David Cameron has set out today his plans for the new Conservative Government in his first Queen’s speech. There were no surprises.
Cameron had already signalled his intention to introduce an Enterprise Bill to reduce the regulatory burden on small businesses and create jobs, an Immigration Bill including provision for a new criminal offence of illegal working and bills to reform strike laws, pave the way for a referendum on Britain’s EU membership and devolve further powers to Scotland. However, as anticipated in light of recent press reports, the Queen’s Speech did stop short of committing to a new British Bill of Rights which will replace our existing Human Rights Act 1998. Instead the Government will bring forward “proposals” in this respect, expected to be by way of a consultation later this year.
Key points for employers are:
- A new Immigration Bill will create a new offence of illegal working to catch those workers who have entered the UK illegally or overstayed their leave and fall outside the current provisions. Employers will be informed when a worker’s visa has ended. There will also be a ban on employment agencies recruiting solely from overseas and a consultation on funding apprenticeship schemes by implementing a new visa levy on businesses that use foreign labour. A new enforcement office will be created. See here.
- The personal allowance will be increased to £12,500 “to ensure people working 30 hours a week on the national minimum wage do not pay income tax”. This will be permanent with an on-going commitment to increase the income tax personal allowance to reflect further changes in the national minimum wage.

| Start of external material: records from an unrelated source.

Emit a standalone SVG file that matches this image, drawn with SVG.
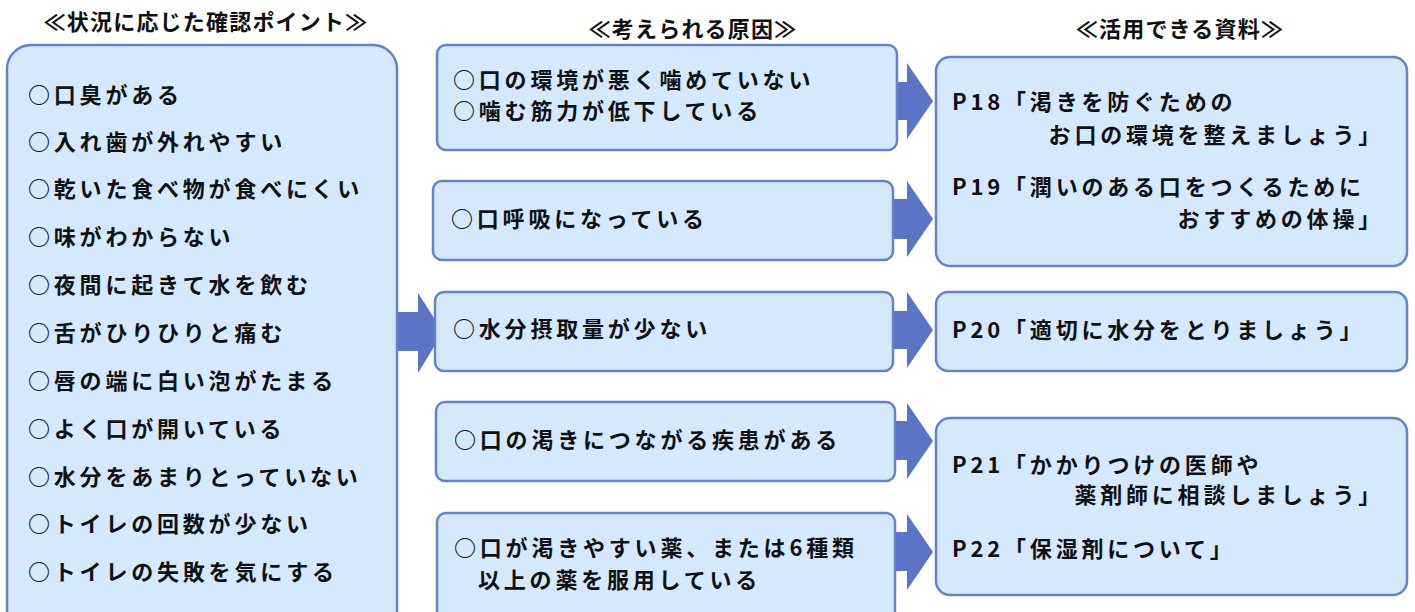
<svg xmlns="http://www.w3.org/2000/svg" width="1415" height="612" viewBox="0 0 1415 612">
<style>
.box{fill:#d6e8fc;stroke:#6682cb;stroke-width:2.5}
.arr{fill:#5a74c6}
text{font-family:"Noto Sans CJK JP","Noto Sans",sans-serif;font-weight:700;font-size:22px;fill:#111;letter-spacing:3.8px}
.hd{text-anchor:middle;letter-spacing:1.2px}
.r{text-anchor:end}
</style>
<rect width="1415" height="612" fill="#ffffff"/>
<g id="headers">
<text class="hd" x="206" y="30">≪状況に応じた確認ポイント≫</text>
<text class="hd" x="693" y="37">≪考えられる原因≫</text>
<text class="hd" x="1180" y="37">≪活用できる資料≫</text>
</g>
<g id="connectors">
<path class="arr" d="M392 312H418V293L443 332L418 373V351H392Z"/>
<path class="arr" d="M881 82H907V63L933 101L907 139V120H881Z"/>
<path class="arr" d="M881 199H907V181L933 219L907 257V239H881Z"/>
<path class="arr" d="M881 311H907V292L933 330L907 368V349H881Z"/>
<path class="arr" d="M881 421H907V403L933 441L907 479V460H881Z"/>
<path class="arr" d="M881 532H907V514L933 552L907 590V571H881Z"/>
</g>
<g id="checkpoints">
<rect class="box" x="7" y="45" width="390" height="600" rx="24"/>
<text x="28" y="103">○口臭がある</text>
<text x="28" y="150">○入れ歯が外れやすい</text>
<text x="28" y="197">○乾いた食べ物が食べにくい</text>
<text x="28" y="245">○味がわからない</text>
<text x="28" y="293">○夜間に起きて水を飲む</text>
<text x="28" y="341">○舌がひりひりと痛む</text>
<text x="28" y="389">○唇の端に白い泡がたまる</text>
<text x="28" y="437">○よく口が開いている</text>
<text x="28" y="485">○水分をあまりとっていない</text>
<text x="28" y="532">○トイレの回数が少ない</text>
<text x="28" y="580">○トイレの失敗を気にする</text>
</g>
<g id="cause1">
<rect class="box" x="437" y="45" width="460" height="105" rx="9"/>
<text x="453" y="88">○口の環境が悪く噛めていない</text>
<text x="453" y="119">○噛む筋力が低下している</text>
</g>
<g id="cause2">
<rect class="box" x="433" y="181" width="460" height="79" rx="9"/>
<text x="451" y="227">○口呼吸になっている</text>
</g>
<g id="cause3">
<rect class="box" x="435" y="292" width="458" height="79" rx="9"/>
<text x="453" y="337">○水分摂取量が少ない</text>
</g>
<g id="cause4">
<rect class="box" x="436" y="402" width="459" height="79" rx="9"/>
<text x="454" y="448">○口の渇きにつながる疾患がある</text>
</g>
<g id="cause5">
<rect class="box" x="437" y="513" width="458" height="130" rx="9"/>
<text x="454" y="556">○口が渇きやすい薬、または6種類</text>
<text x="478" y="588">以上の薬を服用している</text>
</g>
<g id="resource1">
<rect class="box" x="936" y="57" width="471" height="209" rx="14"/>
<text x="952" y="110">P18「渇きを防ぐための</text>
<text class="r" x="1384" y="143">お口の環境を整えましょう」</text>
<text x="952" y="195">P19「潤いのある口をつくるために</text>
<text class="r" x="1384" y="227">おすすめの体操」</text>
</g>
<g id="resource2">
<rect class="box" x="936" y="292" width="471" height="79" rx="12"/>
<text x="952" y="338">P20「適切に水分をとりましょう」</text>
</g>
<g id="resource3">
<rect class="box" x="936" y="418" width="471" height="177" rx="14"/>
<text x="952" y="473">P21「かかりつけの医師や</text>
<text class="r" x="1384" y="503">薬剤師に相談しましょう」</text>
<text x="952" y="557">P22「保湿剤について」</text>
</g>
</svg>
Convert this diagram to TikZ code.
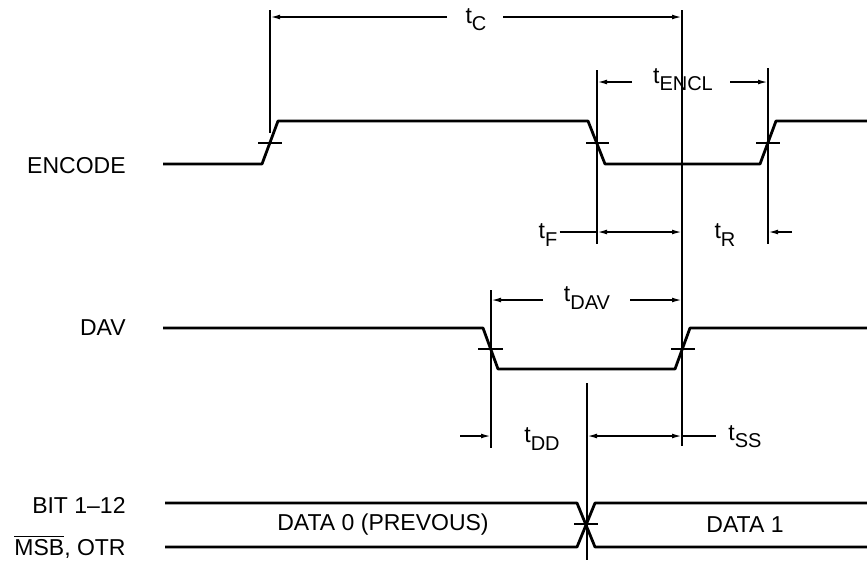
\documentclass[tikz,border=0pt]{standalone}
\usepackage{fontspec}
\setmainfont{Liberation Sans}
\usetikzlibrary{arrows.meta}
\newcommand{\tsub}[1]{t\raisebox{-0.6ex}{\fontsize{10}{11}\selectfont #1}}

\begin{document}
\begin{tikzpicture}[x=0.5pt,y=-0.5pt,
    signal/.style={line width=1.4pt,line join=round},
    dimline/.style={line width=0.8pt},
    dimarrow/.style={dimline,-{Latex[length=5pt,width=2.4pt]}},
    dimboth/.style={dimline,{Latex[length=5pt,width=2.4pt]}-{Latex[length=5pt,width=2.4pt]}},
    txt/.style={font=\fontsize{11.5}{13}\selectfont,inner sep=1pt}]

    \useasboundingbox (0,0) rectangle (867,563);

    \node[txt,anchor=east] (encode) at (128,166) {ENCODE};
    \node[txt,anchor=east] (dav) at (128,328) {DAV};
    \node[txt,anchor=east] (bits) at (128,505) {BIT 1--12};
    \node[txt,anchor=east] (msb) at (128,547) {$\overline{\mbox{MSB}}$, OTR};

    \draw [signal] (163,164) -- (262,164) -- (278,121) -- (588,121) -- (605,164) -- (760,164) -- (776,121) -- (867,121);
    \draw [dimline] (258,143) -- (282,143);
    \draw [dimline] (586,143) -- (609,143);
    \draw [dimline] (756,143) -- (780,143);

    \draw [signal] (163,328) -- (483,328) -- (498,369) -- (675,369) -- (690,328) -- (867,328);
    \draw [dimline] (478,349) -- (503,349);
    \draw [dimline] (671,349) -- (695,349);

    \draw [signal] (165,503) -- (577,503) -- (595,547) -- (867,547);
    \draw [signal] (165,547) -- (577,547) -- (595,503) -- (867,503);
    \draw [dimline] (574,524) -- (598,524);

    \coordinate (riseA) at (270,10);
    \coordinate (fallA) at (597,70);
    \coordinate (riseB) at (768,68);
    \coordinate (main) at (682,10);
    \coordinate (davfall) at (491,290);
    \coordinate (datax) at (587,383);

    \draw [dimline] (riseA) -- (270,133);
    \draw [dimline] (main) -- (682,446);
    \draw [dimline] (fallA) -- (597,244);
    \draw [dimline] (riseB) -- (768,244);
    \draw [dimline] (davfall) -- (491,448);
    \draw [dimline] (datax) -- (587,560);

    \node[txt] (tc) at (476,20) {\tsub{C}};
    \draw [dimarrow] (447,17) -- (riseA |- 0,17);
    \draw [dimarrow] (503,17) -- (main |- 0,17);

    \node[txt] (tencl) at (683,80) {\tsub{ENCL}};
    \draw [dimarrow] (632,82) -- (fallA |- 0,82);
    \draw [dimarrow] (730,82) -- (riseB |- 0,82);

    \node[txt] (tf) at (548,235) {\tsub{F}};
    \draw [dimline] (tf.east |- 0,232) -- (fallA |- 0,232);
    \draw [dimboth] (fallA |- 0,232) -- (main |- 0,232);
    \node[txt] (tr) at (725,235) {\tsub{R}};
    \draw [dimarrow] (792,232) -- (riseB |- 0,232);

    \node[txt] (tdav) at (587,298) {\tsub{DAV}};
    \draw [dimarrow] (543,300) -- (davfall |- 0,300);
    \draw [dimarrow] (630,300) -- (main |- 0,300);

    \node[txt] (tdd) at (542,439) {\tsub{DD}};
    \draw [dimarrow] (460,436) -- (davfall |- 0,436);
    \node[txt] (tss) at (745,437) {\tsub{SS}};
    \draw [dimboth] (datax |- 0,436) -- (main |- 0,436);
    \draw [dimline] (main |- 0,436) -- (716,436);

    \node[txt] (data0) at (383,525) {DATA 0 (PREVOUS)};
    \node[txt] (data1) at (745,525) {DATA 1};

\end{tikzpicture}
\end{document}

- The Government is pushing ahead with its Childcare Bill with proposals for 30 hours free child care for three and four year olds. This is to support “eligible working parents” (in contrast to the existing 15 hours free child care which is available to all). This free child care is in addition to the existing childcare voucher scheme and new tax free child care scheme due to be introduced this Autumn.
- In its Trade Unions Bill, the Government will introduce a 50% voting threshold for union ballots turnouts (but retain the requirement for there to be a simple majority of votes in favour). To protect the essential public services (health, education and transport) against strikes, there will be a new threshold that 40 per cent of those entitled to vote must support the industrial action for a strike to be valid, as well as winning a simple majority. See here.
- The Enterprise Bill will aim to cut red tape for businesses by at least £10 billion over the next five years and measures will be introduced to support entrepreneurs and job creation. What these measures will be remains to be seen, although the Government has indicated that we shall not see a return to the controversial Beecroft proposals for no fault dismissals. See here and here. It will however include a cap on redundancy pay-outs in the public sector. The cap will be below a six figure sum – but what that figure will be and who it will apply to will be subject to consultation. See here.
- The EU Referendum Bill will set in law an in out vote as to whether the UK should remain in the EU before the end of 2017. David Cameron has indicated that he is not necessarily looking for a EU exit – but continued EU membership is dependent on the UK negotiating more acceptable terms including reforms to support business growth and job creation and prevent EU migrants coming to the UK as welfare tourists. The report “Cut EU Red Tape” sets out the findings of a taskforce of British business leaders which David Cameron set up in 2013 and which is being used to help drive forward progress. See here.
- There is also a new Extremism Bill which will contain a new set of employment checks enabling employers to “check whether an individual is an extremist and bar them from working with children”.